Satellite TV became more and more popular during the mid 90s in Hong Kong, Indonesia, Thailand and Malaysia. A huge amount of bets were placed every week, especially on the matches lived on TV. Hundreds of millions of dollars were involved in Hong Kong and major cities of South East Asia. It became apparent to the syndicates that they no longer need or want to live on their commission or percentage earned from bets collected. They wanted to fix the results of the matches.

The syndicates sent their “connections” to England. They set up legal businesses in England like restaurants, pubs, tailors etc. These people get close to the players by going to the same pub as the players went. When they finally got into a conversation with the players, they attracted the players with their wealth and generosity. They lured the players with fortune and money. The rest as they said, are history.

The main reason people do not believe that the players or even the star players can be bought over to throw away a match is their highly paid salary. However, the people have no idea how much money is involved in all matches played in EPL, Serie A and Champions League every week in Asia.

The syndicates is willing to give the players USD100,000 to USD500,000 each just to throw away a match. They do not even have to pay all the 11 players. They will just pay 5 or 6 of them. In many circumstances, the players do not even have to lose the match. Depending on the Asian Handicap odds offered by the syndicates in Asia, the players may only need to draw or win by not more than a goal. The most unbelievable part is, the total sum of money that are paid to the players on any given match does not even account for 1% of the profit made by the syndicates (provided that they get the result they wanted).

Just think about this, a player plays more than 50 matches a season including League and Cup competitions, what is the big deal of throwing away 10 or 20 of it and be a few million dollars richer at the end of the season. As I have mentioned above, in most circumstances, they do not even have to loss the match.
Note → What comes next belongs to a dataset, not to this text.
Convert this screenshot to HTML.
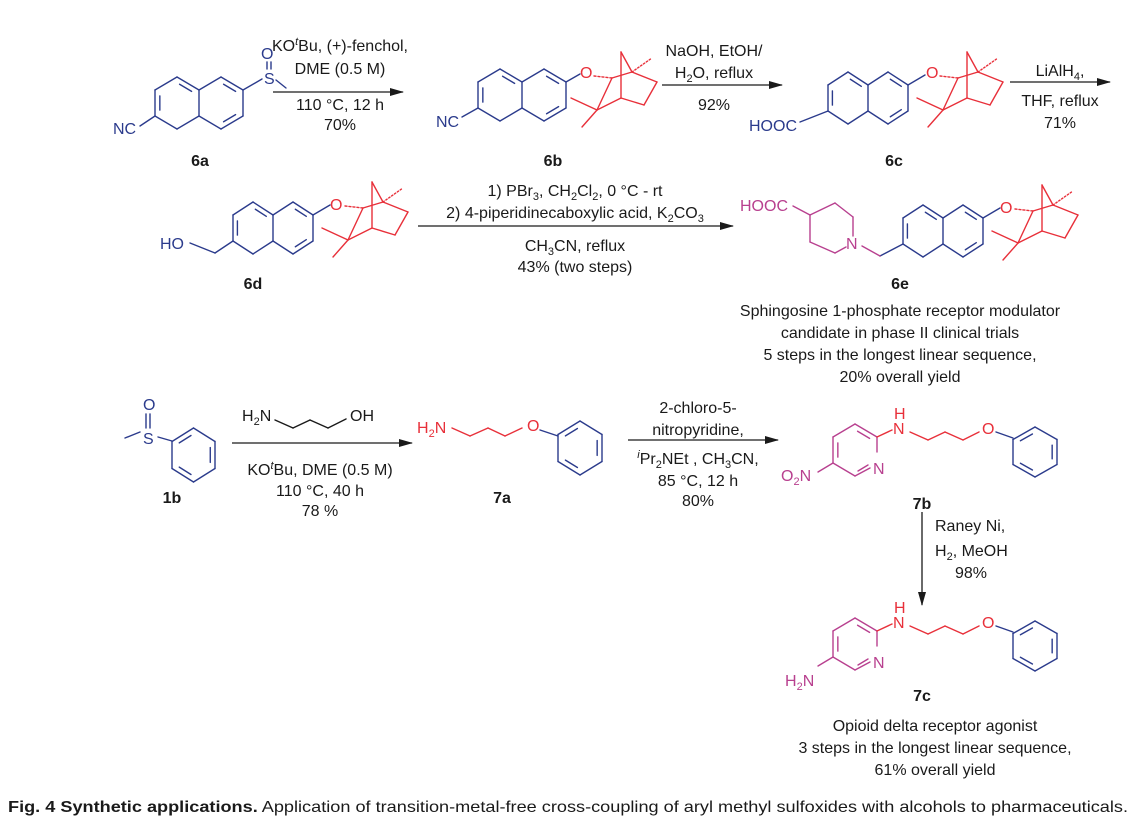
<!DOCTYPE html>
<html><head><meta charset="utf-8"><style>
html,body{margin:0;padding:0;background:#fff;}
svg{display:block;}
text{font-family:"Liberation Sans",sans-serif;font-size:16px;fill:#1a1a1a;}
.c{text-anchor:middle;}
.b{font-weight:bold;}
.bl{fill:#2b3b8c;}
.rd{fill:#e8303a;}
.mg{fill:#b8408f;}
</style></head><body>
<svg id="s" width="1140" height="828" viewBox="0 0 1140 828" xmlns="http://www.w3.org/2000/svg">
<defs><marker id="ah" markerWidth="14" markerHeight="8" refX="13" refY="4" orient="auto" markerUnits="userSpaceOnUse"><path d="M0,0 L14,4 L0,8 z" fill="#1a1a1a"/></marker></defs>
<g id="bonds" fill="none" stroke-width="1.4" stroke-linecap="round"></g>
<g stroke="#1a1a1a" stroke-width="1.3">
<line x1="273" y1="92" x2="403" y2="92" marker-end="url(#ah)"/>
<line x1="662" y1="85" x2="782" y2="85" marker-end="url(#ah)"/>
<line x1="1010" y1="82" x2="1110" y2="82" marker-end="url(#ah)"/>
<line x1="418" y1="226" x2="733" y2="226" marker-end="url(#ah)"/>
<line x1="232" y1="443" x2="412" y2="443" marker-end="url(#ah)"/>
<line x1="628" y1="440" x2="778" y2="440" marker-end="url(#ah)"/>
<line x1="922" y1="512" x2="922" y2="605" marker-end="url(#ah)"/>
</g>
<text class="c" x="340" y="51">KO<tspan font-style="italic" dy="-6" font-size="11">t</tspan><tspan dy="6">Bu, (+)-fenchol,</tspan></text>
<text class="c" x="340" y="74">DME (0.5 M)</text>
<text class="c" x="340" y="110">110 °C, 12 h</text>
<text class="c" x="340" y="130">70%</text>
<text class="c" x="714" y="56">NaOH, EtOH/</text>
<text class="c" x="714" y="78">H<tspan font-size="11" dy="4">2</tspan><tspan dy="-4">O, reflux</tspan></text>
<text class="c" x="714" y="110">92%</text>
<text class="c" x="1060" y="76">LiAlH<tspan font-size="11" dy="4">4</tspan><tspan dy="-4">,</tspan></text>
<text class="c" x="1060" y="106">THF, reflux</text>
<text class="c" x="1060" y="128">71%</text>
<text class="c b" x="200" y="166">6a</text>
<text class="c b" x="553" y="166">6b</text>
<text class="c b" x="894" y="166">6c</text>
<text class="bl" x="113" y="134">NC</text>
<text class="bl" x="264" y="84">S</text>
<text class="bl" x="261" y="59">O</text>
<text class="bl" x="436" y="127">NC</text>
<text class="bl" x="749" y="131">HOOC</text>
<text class="rd" x="580" y="78">O</text>
<text class="rd" x="926" y="78">O</text>
<text class="c" x="575" y="196">1) PBr<tspan font-size="11" dy="4">3</tspan><tspan dy="-4">, CH</tspan><tspan font-size="11" dy="4">2</tspan><tspan dy="-4">Cl</tspan><tspan font-size="11" dy="4">2</tspan><tspan dy="-4">, 0 °C - rt</tspan></text>
<text class="c" x="575" y="218">2) 4-piperidinecaboxylic acid, K<tspan font-size="11" dy="4">2</tspan><tspan dy="-4">CO</tspan><tspan font-size="11" dy="4">3</tspan></text>
<text class="c" x="575" y="251">CH<tspan font-size="11" dy="4">3</tspan><tspan dy="-4">CN, reflux</tspan></text>
<text class="c" x="575" y="272">43% (two steps)</text>
<text class="c b" x="253" y="289">6d</text>
<text class="c b" x="900" y="289">6e</text>
<text class="bl" x="160" y="249">HO</text>
<text class="rd" x="330" y="210">O</text>
<text class="mg" x="740" y="211">HOOC</text>
<text class="mg" x="846" y="249">N</text>
<text class="rd" x="1000" y="213">O</text>
<text class="c" x="900" y="316">Sphingosine 1-phosphate receptor modulator</text>
<text class="c" x="900" y="338">candidate in phase II clinical trials</text>
<text class="c" x="900" y="360">5 steps in the longest linear sequence,</text>
<text class="c" x="900" y="382">20% overall yield</text>
<text class="bl" x="143" y="444">S</text>
<text class="bl" x="143" y="410">O</text>
<text x="242" y="421">H<tspan font-size="11" dy="4">2</tspan><tspan dy="-4">N</tspan></text>
<text x="350" y="421">OH</text>
<text class="c" x="320" y="475">KO<tspan font-style="italic" dy="-6" font-size="11">t</tspan><tspan dy="6">Bu, DME (0.5 M)</tspan></text>
<text class="c" x="320" y="496">110 °C, 40 h</text>
<text class="c" x="320" y="516">78 %</text>
<text class="c b" x="172" y="503">1b</text>
<text class="rd" x="417" y="433">H<tspan font-size="11" dy="4">2</tspan><tspan dy="-4">N</tspan></text>
<text class="rd" x="527" y="431">O</text>
<text class="c b" x="502" y="503">7a</text>
<text class="c" x="698" y="413">2-chloro-5-</text>
<text class="c" x="698" y="435">nitropyridine,</text>
<text class="c" x="698" y="464"><tspan font-style="italic" dy="-6" font-size="11">i</tspan><tspan dy="6">Pr</tspan><tspan font-size="11" dy="4">2</tspan><tspan dy="-4">NEt , CH</tspan><tspan font-size="11" dy="4">3</tspan><tspan dy="-4">CN,</tspan></text>
<text class="c" x="698" y="486">85 °C, 12 h</text>
<text class="c" x="698" y="506">80%</text>
<text class="rd" x="894" y="419">H</text>
<text class="rd" x="893" y="434">N</text>
<text class="rd" x="982" y="434">O</text>
<text class="mg" x="873" y="474">N</text>
<text class="mg" x="781" y="481">O<tspan font-size="11" dy="4">2</tspan><tspan dy="-4">N</tspan></text>
<text class="c b" x="922" y="509">7b</text>
<text x="935" y="531">Raney Ni,</text>
<text x="935" y="556">H<tspan font-size="11" dy="4">2</tspan><tspan dy="-4">, MeOH</tspan></text>
<text x="955" y="578">98%</text>
<text class="rd" x="894" y="613">H</text>
<text class="rd" x="893" y="628">N</text>
<text class="rd" x="982" y="628">O</text>
<text class="mg" x="873" y="668">N</text>
<text class="mg" x="785" y="686">H<tspan font-size="11" dy="4">2</tspan><tspan dy="-4">N</tspan></text>
<text class="c b" x="922" y="701">7c</text>
<text class="c" x="935" y="731">Opioid delta receptor agonist</text>
<text class="c" x="935" y="753">3 steps in the longest linear sequence,</text>
<text class="c" x="935" y="775">61% overall yield</text>
<text x="8" y="812" textLength="1120" lengthAdjust="spacingAndGlyphs"><tspan font-weight="bold">Fig. 4 Synthetic applications.</tspan> Application of transition-metal-free cross-coupling of aryl methyl sulfoxides with alcohols to pharmaceuticals.</text>
</svg>
<script>
var g=document.getElementById('bonds'),NS='http://www.w3.org/2000/svg';
var BL='#2b3b8c',RD='#e8303a',MG='#b8408f',BK='#1a1a1a';
function L(x1,y1,x2,y2,c,d){var l=document.createElementNS(NS,'line');l.setAttribute('x1',x1);l.setAttribute('y1',y1);l.setAttribute('x2',x2);l.setAttribute('y2',y2);l.setAttribute('stroke',c);if(d)l.setAttribute('stroke-dasharray',d);g.appendChild(l);}
function hexv(cx,cy,hw,h){return [[cx,cy-h],[cx+hw,cy-h/2],[cx+hw,cy+h/2],[cx,cy+h],[cx-hw,cy+h/2],[cx-hw,cy-h/2]];}
function ring(cx,cy,hw,h,c,inner,skip){var v=hexv(cx,cy,hw,h);for(var i=0;i<6;i++){if(skip&&skip.indexOf(i)>=0)continue;var a=v[i],b=v[(i+1)%6];L(a[0],a[1],b[0],b[1],c);}
(inner||[]).forEach(function(i){var a=v[i],b=v[(i+1)%6],f=0.78;var ax=cx+(a[0]-cx)*f,ay=cy+(a[1]-cy)*f,bx=cx+(b[0]-cx)*f,by=cy+(b[1]-cy)*f;var t=0.15;L(ax+(bx-ax)*t,ay+(by-ay)*t,bx-(bx-ax)*t,by-(by-ay)*t,c);});return v;}
function naph(x0,y0,c,hw,h){hw=hw||20;h=h||26;ring(x0,y0,hw,h,c,[0,4]);ring(x0+2*hw,y0,hw,h,c,[0,2],[4]);}
function fen(ox,oy,c){var P=function(dx,dy){return [ox+dx,oy+dy];};
var O=P(7,4),C2=P(25,6),AP=P(34,-20),R=P(45,0),ME=P(65,-14),R6=P(70,10),LR=P(57,33),BB=P(34,26),C3=P(10,38),M1=P(-16,26),M2=P(-5,55);
L(O[0],O[1],C2[0],C2[1],c,'2,2');
[[C2,R],[R,AP],[AP,BB],[R,R6],[R6,LR],[LR,BB],[BB,C3],[C3,C2],[C3,M1],[C3,M2]].forEach(function(p){L(p[0][0],p[0][1],p[1][0],p[1][1],c);});
L(R[0],R[1],ME[0],ME[1],c,'1.5,2');}
// 6a
naph(177,103,BL,22,26); L(155,116,140,126,BL); L(243,90,262,79,BL); L(276,80,286,88,BL);
L(267,62,267,69,BL);L(271,62,271,69,BL);
// 6b
naph(500,95,BL,22,26); L(478,108,462,117,BL); L(566,82,580,74,BL); fen(587,72,RD);
// 6c
naph(848,98,BL); L(828,111,800,122,BL); L(908,85,925,75,BL); fen(933,72,RD);
// 6d
naph(253,228,BL); L(233,241,215,253,BL); L(215,253,190,243,BL); L(313,215,330,205,BL); fen(338,202,RD);
// 6e
naph(923,231,BL); L(903,244,880,256,BL); L(880,256,862,246,MG); L(983,218,1000,208,BL); fen(1008,205,RD);
L(853,236,853,217,MG);L(853,217,835,203,MG);L(835,203,810,215,MG);L(810,215,810,242,MG);L(810,242,835,253,MG);L(835,253,846,247,MG);L(810,215,793,206,MG);
// 1b
ring(193.5,455,21.5,27,BL,[1,3,5]); L(158,437,172,441,BL); L(125,438,140,432,BL); L(146,414,146,428,BL); L(150,414,150,428,BL);
L(275,420,293,428,BK);L(293,428,310,420,BK);L(310,420,328,428,BK);L(328,428,346,419,BK);
// 7a
L(452,428,470,436,RD);L(470,436,488,428,RD);L(488,428,505,436,RD);L(505,436,522,428,RD);L(540,430,558,436,BL);
ring(580,448,22,27,BL,[1,3,5]);
function pyr(dy){ring(855,450+dy,22,26,MG,[0,4],[1,2]);
L(877,437+dy,877,452+dy,MG);L(855,476+dy,870,468+dy,MG);L(858,471+dy,868,465+dy,MG);
L(877,437+dy,892,430+dy,RD); L(833,463+dy,818,472+dy,MG);
L(910,432+dy,928,440+dy,RD);L(928,440+dy,945,432+dy,RD);L(945,432+dy,963,440+dy,RD);L(963,440+dy,979,432+dy,RD);L(996,432+dy,1013,438+dy,BL);
ring(1035,452+dy,22,25,BL,[1,3,5]);}
pyr(0);pyr(194);
</script>
</body></html>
This is forever a gain/gain situation for the syndicates and the players. The innocent and ignorant punters are the ones to lose.


----------



## Giresse (Feb 27, 2022)

TonyG said:


> Match fixing existed since decades ago. Only a couple of teams and a few players were involved. It happened occasionally.
> 
> Satellite TV became more and more popular during the mid 90s in Hong Kong, Indonesia, Thailand and Malaysia. A huge amount of bets were placed every week, especially on the matches lived on TV. Hundreds of millions of dollars were involved in Hong Kong and major cities of South East Asia. It became apparent to the syndicates that they no longer need or want to live on their commission or percentage earned from bets collected. They wanted to fix the results of the matches.
> 
> ...


This really sucks though killing all the fun for profit and manipulating the already hard and complex sports betting world


----------